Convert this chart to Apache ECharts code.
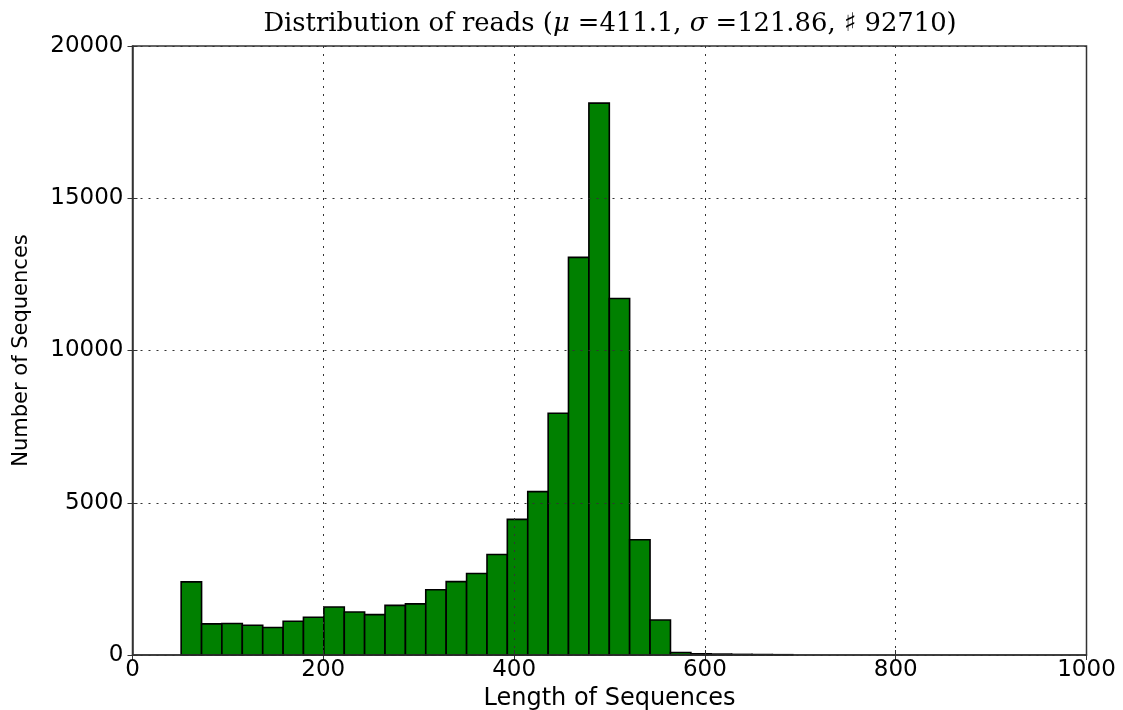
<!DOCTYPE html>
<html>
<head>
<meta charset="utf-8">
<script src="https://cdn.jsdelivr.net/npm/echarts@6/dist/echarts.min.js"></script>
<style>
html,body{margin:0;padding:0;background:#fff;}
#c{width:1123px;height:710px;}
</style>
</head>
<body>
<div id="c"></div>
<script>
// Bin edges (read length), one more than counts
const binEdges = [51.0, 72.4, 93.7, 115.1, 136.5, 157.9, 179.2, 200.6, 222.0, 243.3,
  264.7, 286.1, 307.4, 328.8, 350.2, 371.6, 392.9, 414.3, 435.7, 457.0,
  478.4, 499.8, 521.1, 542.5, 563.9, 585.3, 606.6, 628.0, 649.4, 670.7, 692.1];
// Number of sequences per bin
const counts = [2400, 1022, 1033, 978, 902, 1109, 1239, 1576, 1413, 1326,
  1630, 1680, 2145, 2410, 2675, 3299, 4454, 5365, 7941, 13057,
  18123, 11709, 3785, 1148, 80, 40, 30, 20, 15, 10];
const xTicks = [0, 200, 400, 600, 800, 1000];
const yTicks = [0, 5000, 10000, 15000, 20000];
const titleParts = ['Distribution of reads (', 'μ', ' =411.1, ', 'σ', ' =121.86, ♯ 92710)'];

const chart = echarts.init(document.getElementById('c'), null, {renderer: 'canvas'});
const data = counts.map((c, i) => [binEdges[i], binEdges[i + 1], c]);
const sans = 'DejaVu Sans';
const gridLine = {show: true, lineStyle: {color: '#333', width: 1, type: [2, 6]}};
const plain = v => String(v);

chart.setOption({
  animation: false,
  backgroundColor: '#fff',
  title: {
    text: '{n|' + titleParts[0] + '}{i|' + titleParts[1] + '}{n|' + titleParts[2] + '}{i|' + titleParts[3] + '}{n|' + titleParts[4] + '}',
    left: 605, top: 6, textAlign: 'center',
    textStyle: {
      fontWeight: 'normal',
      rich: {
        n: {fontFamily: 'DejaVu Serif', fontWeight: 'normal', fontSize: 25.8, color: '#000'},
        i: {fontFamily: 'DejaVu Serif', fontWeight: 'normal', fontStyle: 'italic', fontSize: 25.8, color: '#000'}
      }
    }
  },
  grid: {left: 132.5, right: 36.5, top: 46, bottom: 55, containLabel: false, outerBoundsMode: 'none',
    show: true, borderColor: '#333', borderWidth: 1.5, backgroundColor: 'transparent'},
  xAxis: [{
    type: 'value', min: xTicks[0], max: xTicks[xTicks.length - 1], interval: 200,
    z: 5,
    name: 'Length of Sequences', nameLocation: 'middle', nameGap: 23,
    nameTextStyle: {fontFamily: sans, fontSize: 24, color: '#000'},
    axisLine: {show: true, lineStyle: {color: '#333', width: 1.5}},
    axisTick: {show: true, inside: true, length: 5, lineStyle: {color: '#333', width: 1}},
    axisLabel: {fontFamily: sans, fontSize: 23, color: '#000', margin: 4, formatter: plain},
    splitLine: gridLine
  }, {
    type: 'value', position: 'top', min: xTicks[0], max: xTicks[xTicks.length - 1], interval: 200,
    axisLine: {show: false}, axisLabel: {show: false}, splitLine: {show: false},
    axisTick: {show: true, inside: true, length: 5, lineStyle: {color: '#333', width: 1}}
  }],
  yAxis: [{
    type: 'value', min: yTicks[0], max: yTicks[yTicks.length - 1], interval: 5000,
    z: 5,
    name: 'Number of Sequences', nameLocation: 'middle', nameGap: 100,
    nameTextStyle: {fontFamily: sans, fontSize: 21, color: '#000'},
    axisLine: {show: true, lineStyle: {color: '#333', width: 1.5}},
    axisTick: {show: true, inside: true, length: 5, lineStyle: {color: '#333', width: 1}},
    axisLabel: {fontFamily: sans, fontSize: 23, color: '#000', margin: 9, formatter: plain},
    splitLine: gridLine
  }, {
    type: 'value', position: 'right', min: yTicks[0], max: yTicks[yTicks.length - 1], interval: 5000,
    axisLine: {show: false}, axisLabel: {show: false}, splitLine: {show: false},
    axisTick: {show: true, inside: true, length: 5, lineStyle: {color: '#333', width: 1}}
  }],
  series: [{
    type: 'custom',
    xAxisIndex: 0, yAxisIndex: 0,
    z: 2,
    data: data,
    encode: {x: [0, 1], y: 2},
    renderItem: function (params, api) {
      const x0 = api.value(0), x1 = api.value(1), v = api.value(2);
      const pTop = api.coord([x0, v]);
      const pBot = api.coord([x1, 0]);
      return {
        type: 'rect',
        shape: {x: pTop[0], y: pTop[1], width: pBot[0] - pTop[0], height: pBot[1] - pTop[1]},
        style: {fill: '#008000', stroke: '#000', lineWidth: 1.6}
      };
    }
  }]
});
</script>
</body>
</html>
● ● ● ● ● ● ●
▶ [Exercise details]:
Print each line of the material above exactly, with the pictures removed from your copy.

▶ [Response for this exercise]:
Convert this chart to Apache ECharts code.
<!DOCTYPE html>
<html>
<head>
<meta charset="utf-8">
<script src="https://cdn.jsdelivr.net/npm/echarts@6/dist/echarts.min.js"></script>
<style>
html,body{margin:0;padding:0;background:#fff;}
#c{width:1123px;height:710px;}
</style>
</head>
<body>
<div id="c"></div>
<script>
// Bin edges (read length), one more than counts
const binEdges = [51.0, 72.4, 93.7, 115.1, 136.5, 157.9, 179.2, 200.6, 222.0, 243.3,
  264.7, 286.1, 307.4, 328.8, 350.2, 371.6, 392.9, 414.3, 435.7, 457.0,
  478.4, 499.8, 521.1, 542.5, 563.9, 585.3, 606.6, 628.0, 649.4, 670.7, 692.1];
// Number of sequences per bin
const counts = [2400, 1022, 1033, 978, 902, 1109, 1239, 1576, 1413, 1326,
  1630, 1680, 2145, 2410, 2675, 3299, 4454, 5365, 7941, 13057,
  18123, 11709, 3785, 1148, 80, 40, 30, 20, 15, 10];
const xTicks = [0, 200, 400, 600, 800, 1000];
const yTicks = [0, 5000, 10000, 15000, 20000];
const titleParts = ['Distribution of reads (', 'μ', ' =411.1, ', 'σ', ' =121.86, ♯ 92710)'];

const chart = echarts.init(document.getElementById('c'), null, {renderer: 'canvas'});
const data = counts.map((c, i) => [binEdges[i], binEdges[i + 1], c]);
const sans = 'DejaVu Sans';
const gridLine = {show: true, lineStyle: {color: '#333', width: 1, type: [2, 6]}};
const plain = v => String(v);

chart.setOption({
  animation: false,
  backgroundColor: '#fff',
  title: {
    text: '{n|' + titleParts[0] + '}{i|' + titleParts[1] + '}{n|' + titleParts[2] + '}{i|' + titleParts[3] + '}{n|' + titleParts[4] + '}',
    left: 605, top: 6, textAlign: 'center',
    textStyle: {
      fontWeight: 'normal',
      rich: {
        n: {fontFamily: 'DejaVu Serif', fontWeight: 'normal', fontSize: 25.8, color: '#000'},
        i: {fontFamily: 'DejaVu Serif', fontWeight: 'normal', fontStyle: 'italic', fontSize: 25.8, color: '#000'}
      }
    }
  },
  grid: {left: 132.5, right: 36.5, top: 46, bottom: 55, containLabel: false, outerBoundsMode: 'none',
    show: true, borderColor: '#333', borderWidth: 1.5, backgroundColor: 'transparent'},
  xAxis: [{
    type: 'value', min: xTicks[0], max: xTicks[xTicks.length - 1], interval: 200,
    z: 5,
    name: 'Length of Sequences', nameLocation: 'middle', nameGap: 23,
    nameTextStyle: {fontFamily: sans, fontSize: 24, color: '#000'},
    axisLine: {show: true, lineStyle: {color: '#333', width: 1.5}},
    axisTick: {show: true, inside: true, length: 5, lineStyle: {color: '#333', width: 1}},
    axisLabel: {fontFamily: sans, fontSize: 23, color: '#000', margin: 4, formatter: plain},
    splitLine: gridLine
  }, {
    type: 'value', position: 'top', min: xTicks[0], max: xTicks[xTicks.length - 1], interval: 200,
    axisLine: {show: false}, axisLabel: {show: false}, splitLine: {show: false},
    axisTick: {show: true, inside: true, length: 5, lineStyle: {color: '#333', width: 1}}
  }],
  yAxis: [{
    type: 'value', min: yTicks[0], max: yTicks[yTicks.length - 1], interval: 5000,
    z: 5,
    name: 'Number of Sequences', nameLocation: 'middle', nameGap: 100,
    nameTextStyle: {fontFamily: sans, fontSize: 21, color: '#000'},
    axisLine: {show: true, lineStyle: {color: '#333', width: 1.5}},
    axisTick: {show: true, inside: true, length: 5, lineStyle: {color: '#333', width: 1}},
    axisLabel: {fontFamily: sans, fontSize: 23, color: '#000', margin: 9, formatter: plain},
    splitLine: gridLine
  }, {
    type: 'value', position: 'right', min: yTicks[0], max: yTicks[yTicks.length - 1], interval: 5000,
    axisLine: {show: false}, axisLabel: {show: false}, splitLine: {show: false},
    axisTick: {show: true, inside: true, length: 5, lineStyle: {color: '#333', width: 1}}
  }],
  series: [{
    type: 'custom',
    xAxisIndex: 0, yAxisIndex: 0,
    z: 2,
    data: data,
    encode: {x: [0, 1], y: 2},
    renderItem: function (params, api) {
      const x0 = api.value(0), x1 = api.value(1), v = api.value(2);
      const pTop = api.coord([x0, v]);
      const pBot = api.coord([x1, 0]);
      return {
        type: 'rect',
        shape: {x: pTop[0], y: pTop[1], width: pBot[0] - pTop[0], height: pBot[1] - pTop[1]},
        style: {fill: '#008000', stroke: '#000', lineWidth: 1.6}
      };
    }
  }]
});
</script>
</body>
</html>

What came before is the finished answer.